--- start ---
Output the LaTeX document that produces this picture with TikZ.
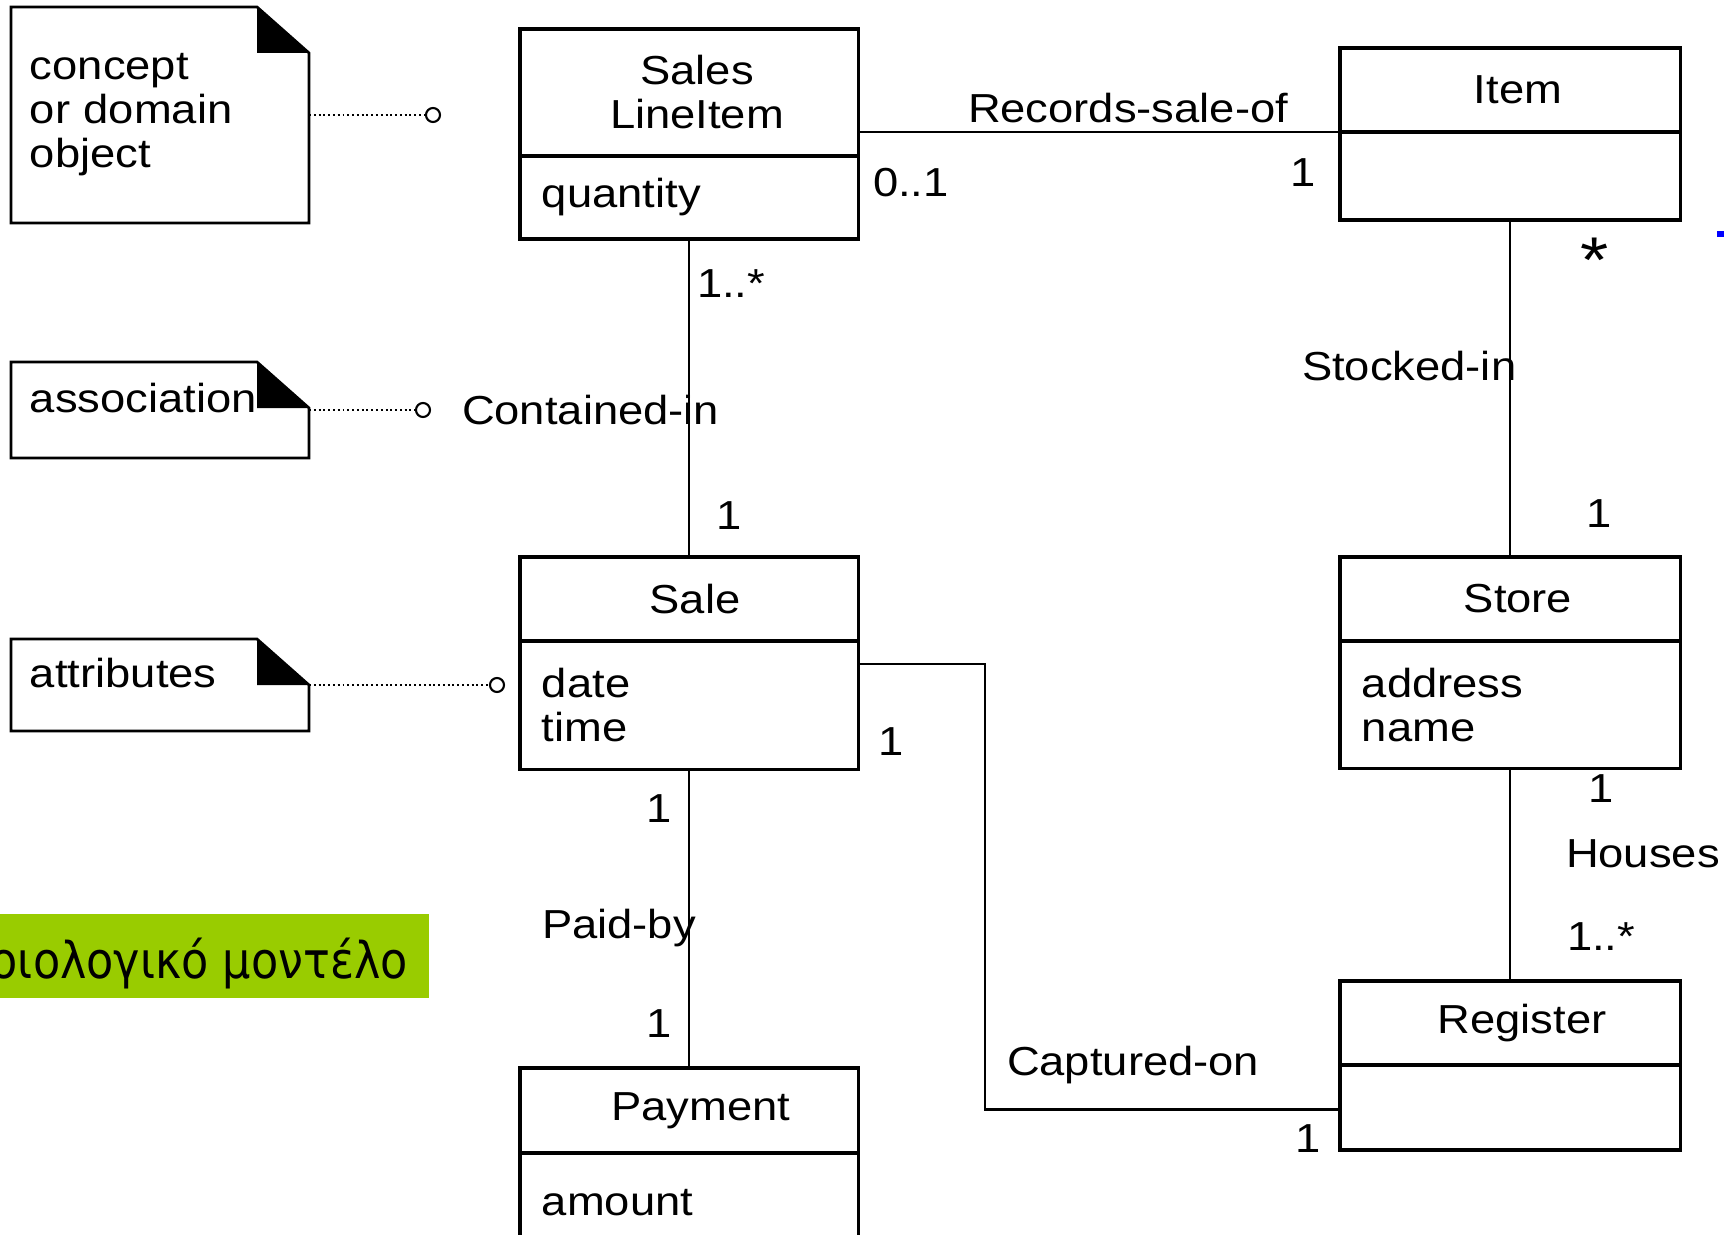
\documentclass[tikz,border=0pt]{standalone}
\usepackage{fontspec}
\setmainfont{Liberation Sans}[FakeStretch=1.12]
\newfontfamily\greekfont{DejaVu Sans}[FakeStretch=0.88]
\usetikzlibrary{positioning}
\definecolor{leaf}{HTML}{99CC00}

\tikzset{
  uml/.style={
    every node/.style={outer sep=0pt},
    class/.style={draw,line width=2.2pt,minimum width=8.45cm,inner sep=0pt,align=center},
    attrs/.style={draw,line width=2.2pt,minimum width=8.45cm,text width=7.35cm,
        inner xsep=0.55cm,inner ysep=0pt,align=left},
    mult/.style={anchor=base west,inner sep=0pt},
  }
}
\newcommand{\notefold}[1]{
    \draw[line width=1.9pt] (#1.north west) -- ([xshift=-1.3cm]#1.north east)
        -- ([yshift=-1.15cm]#1.north east) -- (#1.south east) -- (#1.south west) -- cycle;
    \fill ([xshift=-1.3cm]#1.north east) -- ([yshift=-1.15cm]#1.north east)
        -- ([xshift=-1.3cm,yshift=-1.15cm]#1.north east) -- cycle;
}

\begin{document}
\begin{tikzpicture}[x=0.025cm, y=-0.025cm, uml, font=\fontsize{28.8}{31.3}\selectfont]
        \tikzstyle{knob}=[circle,draw,fill=white,line width=1.5pt,minimum size=0.35cm,inner sep=0pt]
        \tikzstyle{link}=[line width=1.5pt]
        \tikzstyle{hint}=[dotted,line width=1.4pt]
        \tikzstyle{note}=[minimum width=7.45cm,text width=6.5cm,inner xsep=0.475cm,inner ysep=0pt,align=left]

        \useasboundingbox (0,0) rectangle (1724,1235);

        % classes
        \node[class,minimum height=3.175cm] (SLI_h) at (689,92.5) {\hspace*{0.4cm}Sales\\\hspace*{0.4cm}LineItem};
        \node[attrs,minimum height=2.075cm,below=0pt of SLI_h] (SLI_a) {quantity};
        \node[class,minimum height=2.1cm,minimum width=8.5cm] (Item_h) at (1510,90) {\hspace*{0.4cm}Item};
        \node[attrs,minimum height=2.2cm,minimum width=8.5cm,text width=7.4cm,below=0pt of Item_h] (Item_a) {};
        \node[class,minimum height=2.1cm] (Sale_h) at (689,599) {\hspace*{0.3cm}Sale};
        \node[attrs,minimum height=3.2cm,below=0pt of Sale_h] (Sale_a) {date\\time};
        \node[class,minimum height=2.1cm,minimum width=8.5cm] (Store_h) at (1510,599) {\hspace*{0.4cm}Store};
        \node[attrs,minimum height=3.175cm,minimum width=8.5cm,text width=7.4cm,below=0pt of Store_h] (Store_a) {address\\name};
        \node[class,minimum height=2.1cm,minimum width=8.5cm] (Reg_h) at (1510,1023) {\hspace*{0.6cm}Register};
        \node[attrs,minimum height=2.125cm,minimum width=8.5cm,text width=7.4cm,below=0pt of Reg_h] (Reg_a) {};
        \node[class,minimum height=2.125cm] (Pay_h) at (689,1110.5) {\hspace*{0.6cm}Payment};
        \node[attrs,minimum height=2.5cm,below=0pt of Pay_h] (Pay_a) {amount};

        % associations
        \draw[link] (Item_h.south west) -- (Item_h.south west -| SLI_h.east);
        \draw[link] (SLI_a) -- (Sale_h);
        \draw[link] (Item_a) -- (Store_h);
        \draw[link] (Store_a) -- (Reg_h);
        \draw[link] (Sale_a) -- (Pay_h);
        \draw[link] ([yshift=-0.575cm]Sale_a.north east) -- ++(127,0) |- ([yshift=-0.05cm]Reg_a.west);

        \node[mult] (rso) at (968,123) {Records-sale-of};
        \node[mult] (m_1) at (873,197) {0..1};
        \node[mult] (m_2) at (1290,187) {1};
        \node[mult] (m_3) at (697,297) {1..*};
        \node[mult] (cin) at (462,424) {Contained-in};
        \node[mult] (m_4) at (716,529) {1};
        \node[mult,font=\fontsize{46}{50}\selectfont] (m_5) at (1580,282) {*};
        \node[mult] (sin) at (1302,380) {Stocked-in};
        \node[mult] (m_6) at (1586,527) {1};
        \node[mult] (m_7) at (878,755) {1};
        \node[mult] (m_8) at (646,822) {1};
        \node[mult] (pby) at (542,938) {Paid-by};
        \node[mult] (m_9) at (646,1037) {1};
        \node[mult] (cap) at (1007,1075) {Captured-on};
        \node[mult] (m_10) at (1295,1152) {1};
        \node[mult] (m_11) at (1588,802) {1};
        \node[mult] (hou) at (1566,867) {Houses};
        \node[mult] (m_12) at (1567,950) {1..*};

        % notes
        \node[note,minimum height=5.4cm] (concept) at (160,115) {concept\\or domain\\object};
        \notefold{concept}
        \node[knob] (k_1) at (433,115) {};
        \draw[hint] (concept) -- (k_1);

        \node[note,minimum height=2.4cm,text depth=0.6cm] (assoc) at (160,410) {association};
        \notefold{assoc}
        \node[knob] (k_2) at (423,410) {};
        \draw[hint] (assoc) -- (k_2);

        \node[note,minimum height=2.3cm,text depth=0.6cm] (attrib) at (160,685) {attributes};
        \notefold{attrib}
        \node[knob] (k_3) at (497,685) {};
        \draw[hint] (attrib) -- (k_3);

        \node[fill=leaf,anchor=east,text height=1.6cm,text depth=0.5cm,inner ysep=0pt,inner xsep=0.525cm,
            font=\greekfont\fontsize{36}{40}\selectfont] (model) at (429,956) {Εννοιολογικό μοντέλο};

        \fill[blue] (1717,231) rectangle (1724,237);
\end{tikzpicture}
\end{document}
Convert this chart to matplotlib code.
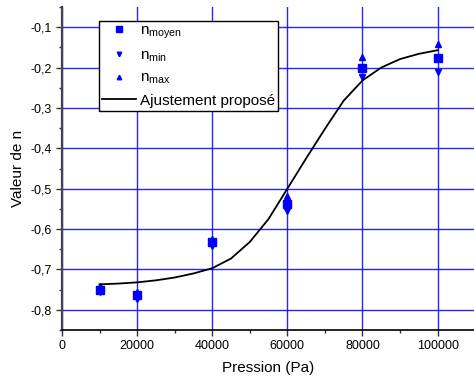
import matplotlib
matplotlib.use("Agg")
import matplotlib.pyplot as plt
from matplotlib.ticker import MultipleLocator, FuncFormatter

plt.rcParams["font.family"] = ["Liberation Sans", "DejaVu Sans"]
plt.rcParams["mathtext.fontset"] = "custom"
plt.rcParams["mathtext.rm"] = "Liberation Sans"
plt.rcParams["mathtext.it"] = "Liberation Sans"

# mesures
pression = [10000, 20000, 40000, 60000, 80000, 100000]
n_moyen = [-0.750, -0.764, -0.633, -0.539, -0.200, -0.177]
n_min = [-0.757, -0.772, -0.641, -0.555, -0.224, -0.210]
n_max = [-0.742, -0.756, -0.625, -0.518, -0.175, -0.142]

# courbe d'ajustement
fit_x = [10000, 15000, 20000, 25000, 30000, 35000, 40000, 45000, 50000, 55000,
         60000, 65000, 70000, 75000, 80000, 85000, 90000, 95000, 100000]
fit_y = [-0.737, -0.735, -0.732, -0.727, -0.720, -0.710, -0.697, -0.673, -0.632,
         -0.575, -0.500, -0.425, -0.352, -0.282, -0.232, -0.200, -0.179, -0.166, -0.157]

blue = "#0000ff"

fig = plt.figure(figsize=(4.74, 3.83), dpi=100)
ax = fig.add_axes([62 / 474, 1 - 330 / 383, 1 - 62 / 474, (330 - 7) / 383])

ax.grid(True, color=blue, linewidth=1.0, alpha=0.85)
ax.set_axisbelow(True)

ax.plot(pression, n_moyen, "s", color=blue, markersize=6, label=r"n$_{\mathrm{moyen}}$", zorder=3)
ax.plot(pression, n_min, "v", color=blue, markersize=5, label=r"n$_{\mathrm{min}}$", zorder=3)
ax.plot(pression, n_max, "^", color=blue, markersize=5, label=r"n$_{\mathrm{max}}$", zorder=3)
ax.plot(fit_x, fit_y, "-", color="black", linewidth=1.3, label="Ajustement proposé", zorder=4)

ax.set_xlim(0, 109700)
ax.set_ylim(-0.85, -0.05)
ax.xaxis.set_major_locator(MultipleLocator(20000))
ax.xaxis.set_minor_locator(MultipleLocator(10000))
ax.yaxis.set_major_locator(MultipleLocator(0.1))
ax.yaxis.set_minor_locator(MultipleLocator(0.05))
ax.yaxis.set_major_formatter(FuncFormatter(lambda v, p: f"{v:.1f}".replace(".", ",")))

ax.spines["top"].set_visible(False)
ax.spines["right"].set_visible(False)
ax.spines["left"].set_color("#444444")
ax.spines["left"].set_linewidth(1.6)
ax.spines["bottom"].set_linewidth(1.2)
ax.tick_params(which="major", direction="out", length=4, width=1, labelsize=9, colors="#333333",
               labelcolor="black")
ax.tick_params(which="minor", direction="out", length=2.5, width=1, colors="#333333")

ax.set_xlabel("Pression (Pa)", fontsize=11, labelpad=6)
ax.set_ylabel("Valeur de n", fontsize=11, labelpad=4)

leg = ax.legend(loc="upper left", bbox_to_anchor=(99 / 474, 1 - 20.5 / 383),
                bbox_transform=fig.transFigure, fontsize=11, frameon=True, fancybox=False,
                markerscale=0.65, handlelength=2.2, handletextpad=0.3, borderpad=0.2,
                borderaxespad=0, labelspacing=0.48)
leg.get_frame().set_edgecolor("black")
leg.get_frame().set_linewidth(1.0)
leg.get_frame().set_alpha(1)

fig.savefig("out.png", dpi=100)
--- end ---
EXERCISE TASK: Write out word for word the lines above that run from the one with "Convert this chart to matplotlib code." to the one with "from matplotlib.ticker import". Include both end lines; exclude the images.

WRITTEN REPLY:
Convert this chart to matplotlib code.
import matplotlib
matplotlib.use("Agg")
import matplotlib.pyplot as plt
from matplotlib.ticker import MultipleLocator, FuncFormatter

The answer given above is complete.